Exercise details:
From the listing below, pick out each line with the word "draw".

>> start Source data

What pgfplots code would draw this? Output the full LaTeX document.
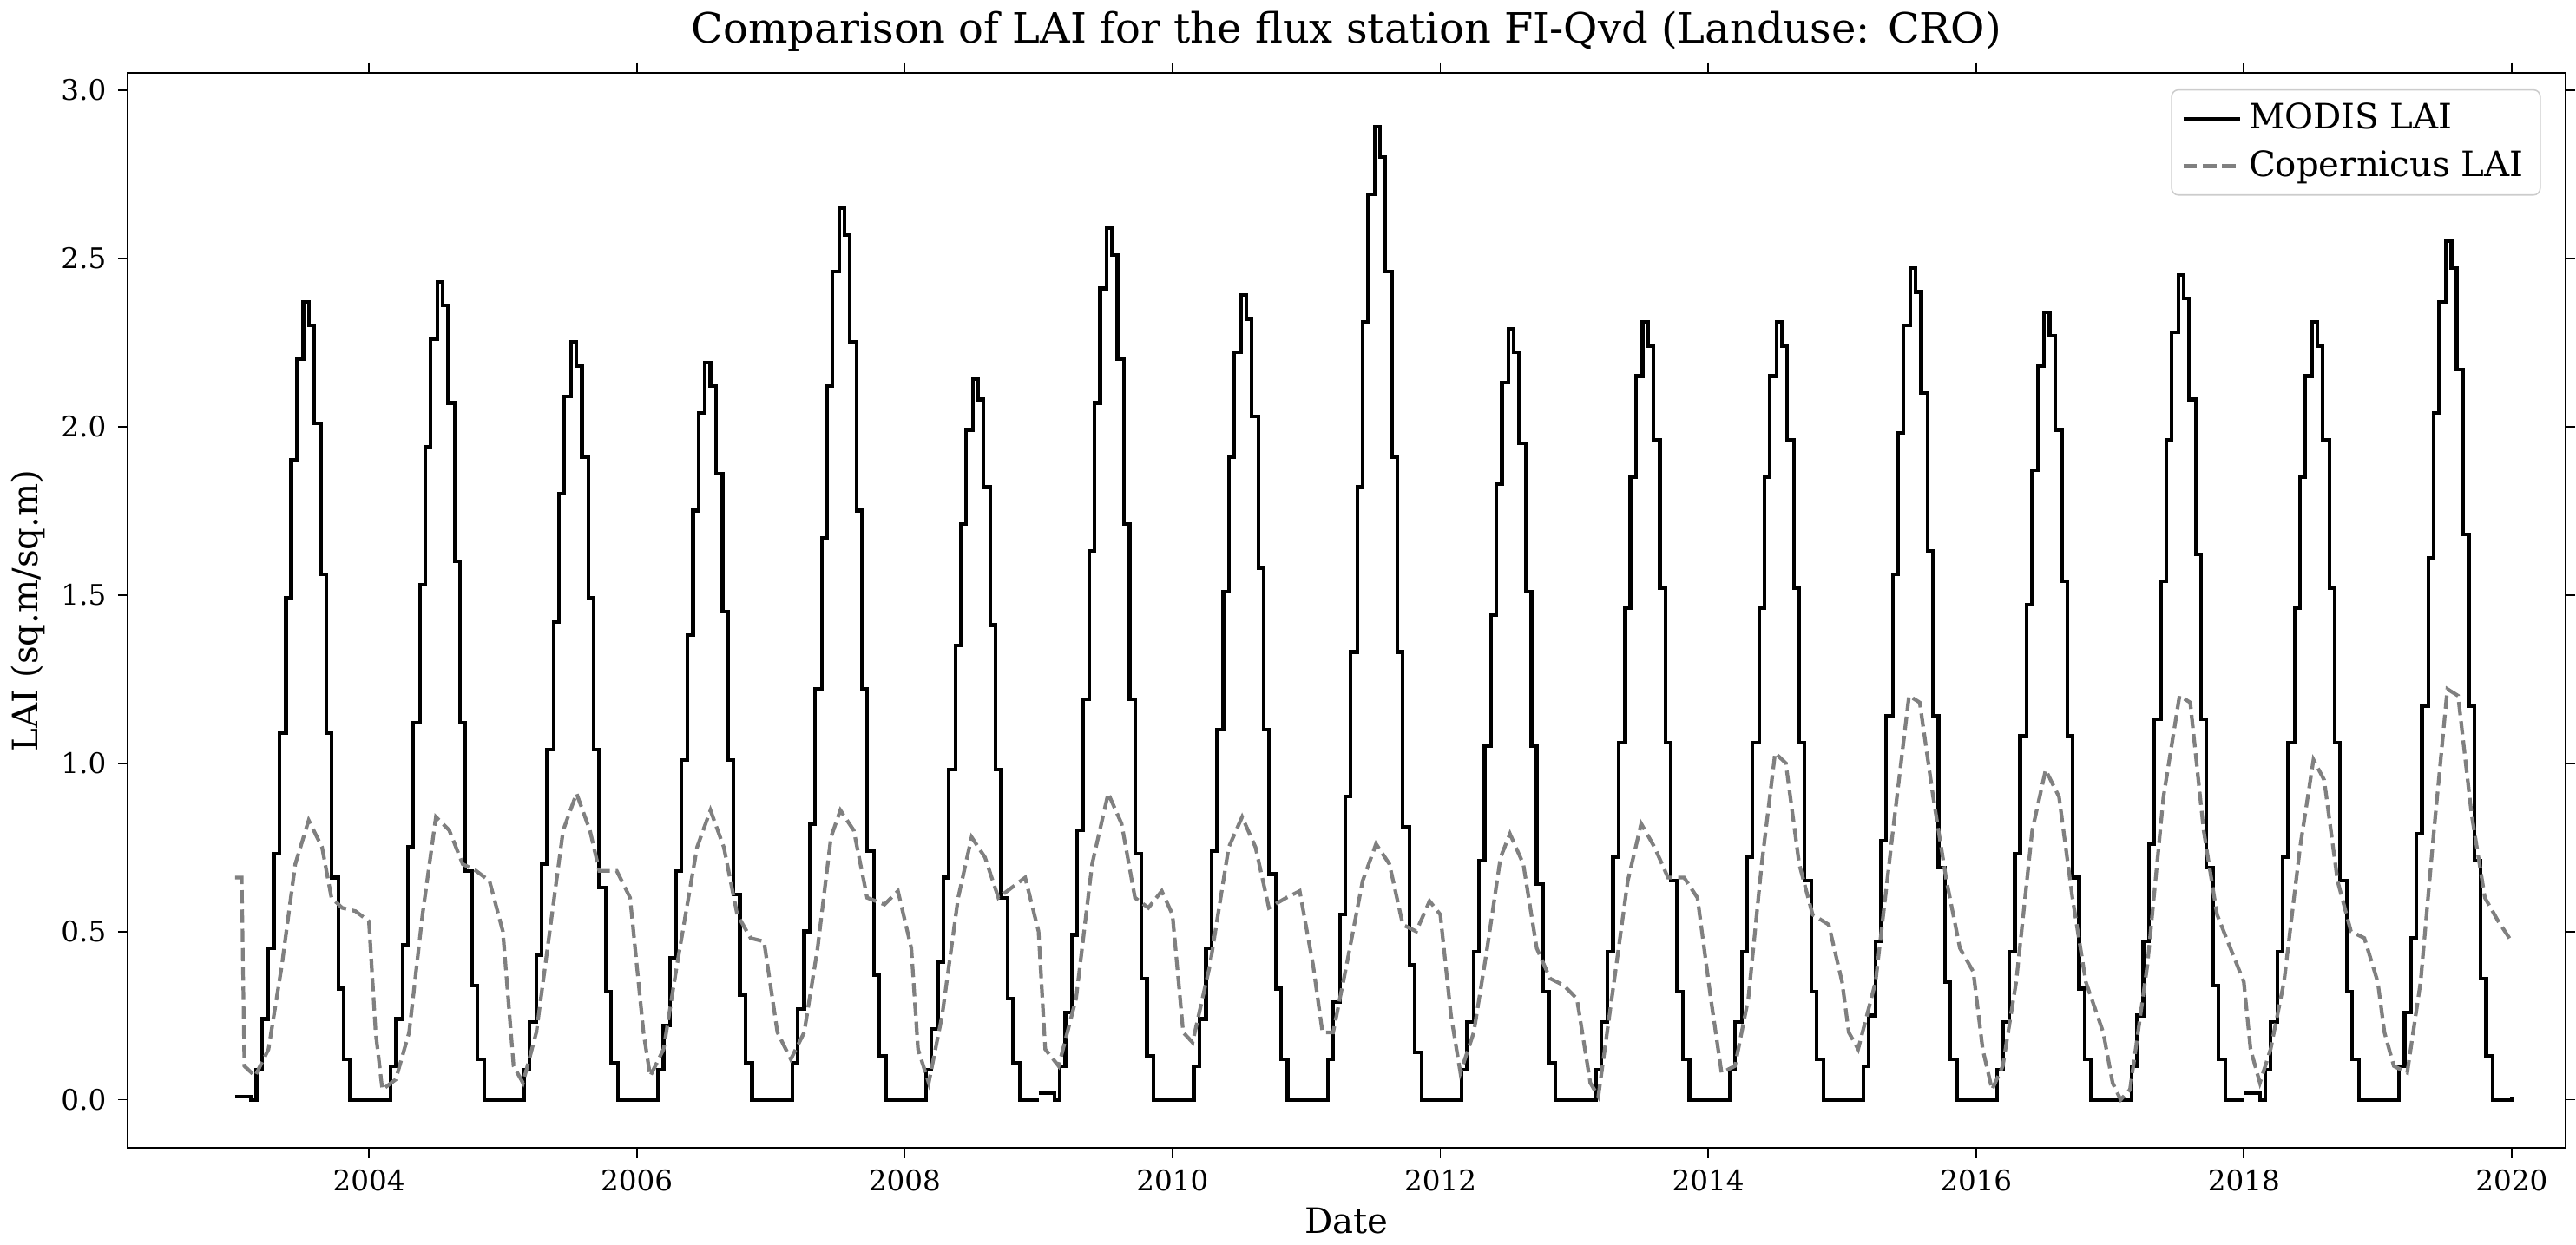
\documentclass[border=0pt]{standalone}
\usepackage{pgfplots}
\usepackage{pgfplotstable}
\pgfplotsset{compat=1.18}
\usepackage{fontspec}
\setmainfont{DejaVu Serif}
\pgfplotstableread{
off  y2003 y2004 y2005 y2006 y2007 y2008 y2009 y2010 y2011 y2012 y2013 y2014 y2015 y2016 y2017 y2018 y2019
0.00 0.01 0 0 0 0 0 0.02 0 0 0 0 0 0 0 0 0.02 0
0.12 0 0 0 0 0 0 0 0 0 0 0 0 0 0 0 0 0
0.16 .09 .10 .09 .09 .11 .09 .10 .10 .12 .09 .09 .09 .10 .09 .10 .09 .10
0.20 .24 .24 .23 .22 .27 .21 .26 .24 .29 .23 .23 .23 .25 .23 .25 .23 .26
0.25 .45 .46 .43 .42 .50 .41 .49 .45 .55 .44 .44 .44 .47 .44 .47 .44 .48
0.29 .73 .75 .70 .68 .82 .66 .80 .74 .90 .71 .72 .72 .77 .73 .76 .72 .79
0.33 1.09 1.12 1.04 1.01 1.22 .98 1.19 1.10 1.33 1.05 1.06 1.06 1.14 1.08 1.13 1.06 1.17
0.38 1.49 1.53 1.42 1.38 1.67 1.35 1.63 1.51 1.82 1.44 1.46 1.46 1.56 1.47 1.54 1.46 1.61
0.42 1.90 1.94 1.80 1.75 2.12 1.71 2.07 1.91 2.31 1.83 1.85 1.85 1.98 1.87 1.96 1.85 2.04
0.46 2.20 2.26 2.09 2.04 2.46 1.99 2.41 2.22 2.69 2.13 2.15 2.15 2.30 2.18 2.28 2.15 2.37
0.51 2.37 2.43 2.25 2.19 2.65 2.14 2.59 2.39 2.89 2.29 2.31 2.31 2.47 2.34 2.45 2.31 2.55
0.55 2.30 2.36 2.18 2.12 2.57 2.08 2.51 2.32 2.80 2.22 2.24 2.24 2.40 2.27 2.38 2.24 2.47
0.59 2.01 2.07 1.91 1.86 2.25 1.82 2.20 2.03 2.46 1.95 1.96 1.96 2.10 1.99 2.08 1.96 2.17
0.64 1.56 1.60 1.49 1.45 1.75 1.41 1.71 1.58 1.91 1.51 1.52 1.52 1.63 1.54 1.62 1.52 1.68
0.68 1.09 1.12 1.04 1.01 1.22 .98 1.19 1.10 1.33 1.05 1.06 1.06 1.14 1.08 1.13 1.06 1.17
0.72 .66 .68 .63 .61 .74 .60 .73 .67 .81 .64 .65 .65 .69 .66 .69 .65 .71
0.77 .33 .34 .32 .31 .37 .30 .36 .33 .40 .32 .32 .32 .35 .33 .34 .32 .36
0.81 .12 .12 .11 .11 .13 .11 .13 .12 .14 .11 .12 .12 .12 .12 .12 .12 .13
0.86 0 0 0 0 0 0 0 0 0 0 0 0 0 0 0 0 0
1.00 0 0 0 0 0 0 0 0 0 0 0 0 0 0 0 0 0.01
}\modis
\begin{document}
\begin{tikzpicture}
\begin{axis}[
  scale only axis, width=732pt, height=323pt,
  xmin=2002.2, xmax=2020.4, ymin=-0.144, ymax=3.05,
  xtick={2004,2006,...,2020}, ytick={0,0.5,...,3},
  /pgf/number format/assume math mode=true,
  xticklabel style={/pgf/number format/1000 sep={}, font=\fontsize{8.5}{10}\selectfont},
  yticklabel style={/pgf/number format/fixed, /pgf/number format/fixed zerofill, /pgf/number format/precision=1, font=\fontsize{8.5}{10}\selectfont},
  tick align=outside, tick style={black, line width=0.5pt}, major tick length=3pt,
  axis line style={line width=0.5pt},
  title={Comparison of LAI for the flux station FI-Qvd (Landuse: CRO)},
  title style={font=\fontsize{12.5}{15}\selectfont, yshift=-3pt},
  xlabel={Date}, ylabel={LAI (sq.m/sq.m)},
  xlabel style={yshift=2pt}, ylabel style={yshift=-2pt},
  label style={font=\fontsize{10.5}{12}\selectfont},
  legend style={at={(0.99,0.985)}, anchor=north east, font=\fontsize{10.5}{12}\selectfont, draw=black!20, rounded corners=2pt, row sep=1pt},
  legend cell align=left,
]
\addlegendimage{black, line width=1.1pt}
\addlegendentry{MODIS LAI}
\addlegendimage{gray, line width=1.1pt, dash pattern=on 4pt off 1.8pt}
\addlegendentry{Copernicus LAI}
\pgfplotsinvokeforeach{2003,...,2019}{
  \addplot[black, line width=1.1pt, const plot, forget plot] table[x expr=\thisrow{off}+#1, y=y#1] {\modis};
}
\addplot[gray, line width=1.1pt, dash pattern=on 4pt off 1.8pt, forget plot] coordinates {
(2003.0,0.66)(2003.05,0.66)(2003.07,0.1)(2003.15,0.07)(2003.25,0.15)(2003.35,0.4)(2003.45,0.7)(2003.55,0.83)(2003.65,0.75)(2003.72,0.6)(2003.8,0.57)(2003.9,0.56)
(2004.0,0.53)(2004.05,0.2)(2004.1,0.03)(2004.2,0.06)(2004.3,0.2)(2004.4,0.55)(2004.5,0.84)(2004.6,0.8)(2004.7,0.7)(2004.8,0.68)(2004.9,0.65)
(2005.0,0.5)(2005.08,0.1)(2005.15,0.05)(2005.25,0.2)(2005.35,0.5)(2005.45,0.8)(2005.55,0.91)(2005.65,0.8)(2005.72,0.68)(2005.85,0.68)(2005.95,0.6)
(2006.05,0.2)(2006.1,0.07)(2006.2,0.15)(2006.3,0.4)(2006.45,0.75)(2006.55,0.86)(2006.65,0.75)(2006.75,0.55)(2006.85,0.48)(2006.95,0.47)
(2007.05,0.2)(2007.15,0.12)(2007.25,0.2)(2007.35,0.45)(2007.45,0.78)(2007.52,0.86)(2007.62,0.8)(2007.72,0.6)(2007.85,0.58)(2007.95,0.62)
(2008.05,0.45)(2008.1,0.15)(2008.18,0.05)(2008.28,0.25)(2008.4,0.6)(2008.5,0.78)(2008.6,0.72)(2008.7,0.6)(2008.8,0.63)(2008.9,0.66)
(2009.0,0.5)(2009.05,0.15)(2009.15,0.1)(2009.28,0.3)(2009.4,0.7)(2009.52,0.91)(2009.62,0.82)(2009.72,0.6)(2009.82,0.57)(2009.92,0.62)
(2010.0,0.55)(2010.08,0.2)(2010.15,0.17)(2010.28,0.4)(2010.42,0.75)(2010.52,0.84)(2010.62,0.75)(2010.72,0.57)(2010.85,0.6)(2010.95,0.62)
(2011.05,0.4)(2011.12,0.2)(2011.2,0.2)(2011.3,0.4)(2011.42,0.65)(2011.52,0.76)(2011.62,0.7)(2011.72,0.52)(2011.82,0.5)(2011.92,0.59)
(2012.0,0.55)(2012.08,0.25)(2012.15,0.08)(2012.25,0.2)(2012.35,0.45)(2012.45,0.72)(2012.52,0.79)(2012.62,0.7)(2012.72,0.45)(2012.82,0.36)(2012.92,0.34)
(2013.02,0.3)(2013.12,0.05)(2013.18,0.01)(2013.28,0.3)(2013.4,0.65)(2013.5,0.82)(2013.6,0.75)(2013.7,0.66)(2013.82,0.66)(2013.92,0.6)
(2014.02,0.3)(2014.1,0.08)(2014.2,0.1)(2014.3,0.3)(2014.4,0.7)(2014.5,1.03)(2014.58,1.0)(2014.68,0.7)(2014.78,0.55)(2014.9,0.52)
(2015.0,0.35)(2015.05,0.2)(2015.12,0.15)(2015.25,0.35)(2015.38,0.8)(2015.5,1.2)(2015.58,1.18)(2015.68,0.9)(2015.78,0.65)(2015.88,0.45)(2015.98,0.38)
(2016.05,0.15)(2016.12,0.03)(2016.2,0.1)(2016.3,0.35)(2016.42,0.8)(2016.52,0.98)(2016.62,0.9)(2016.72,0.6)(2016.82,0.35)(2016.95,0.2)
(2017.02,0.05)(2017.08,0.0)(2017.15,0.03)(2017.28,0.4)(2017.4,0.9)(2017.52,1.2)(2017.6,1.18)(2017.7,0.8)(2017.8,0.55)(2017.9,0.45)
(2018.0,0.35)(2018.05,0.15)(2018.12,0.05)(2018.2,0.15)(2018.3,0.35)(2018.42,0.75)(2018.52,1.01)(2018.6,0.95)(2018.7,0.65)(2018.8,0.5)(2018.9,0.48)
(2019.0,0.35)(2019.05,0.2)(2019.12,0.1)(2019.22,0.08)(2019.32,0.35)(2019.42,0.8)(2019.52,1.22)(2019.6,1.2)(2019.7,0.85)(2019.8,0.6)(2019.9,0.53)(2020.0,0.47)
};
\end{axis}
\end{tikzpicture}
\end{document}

>> end Source data

Problem solution:
What pgfplots code would draw this? Output the full LaTeX document.
  legend style={at={(0.99,0.985)}, anchor=north east, font=\fontsize{10.5}{12}\selectfont, draw=black!20, rounded corners=2pt, row sep=1pt},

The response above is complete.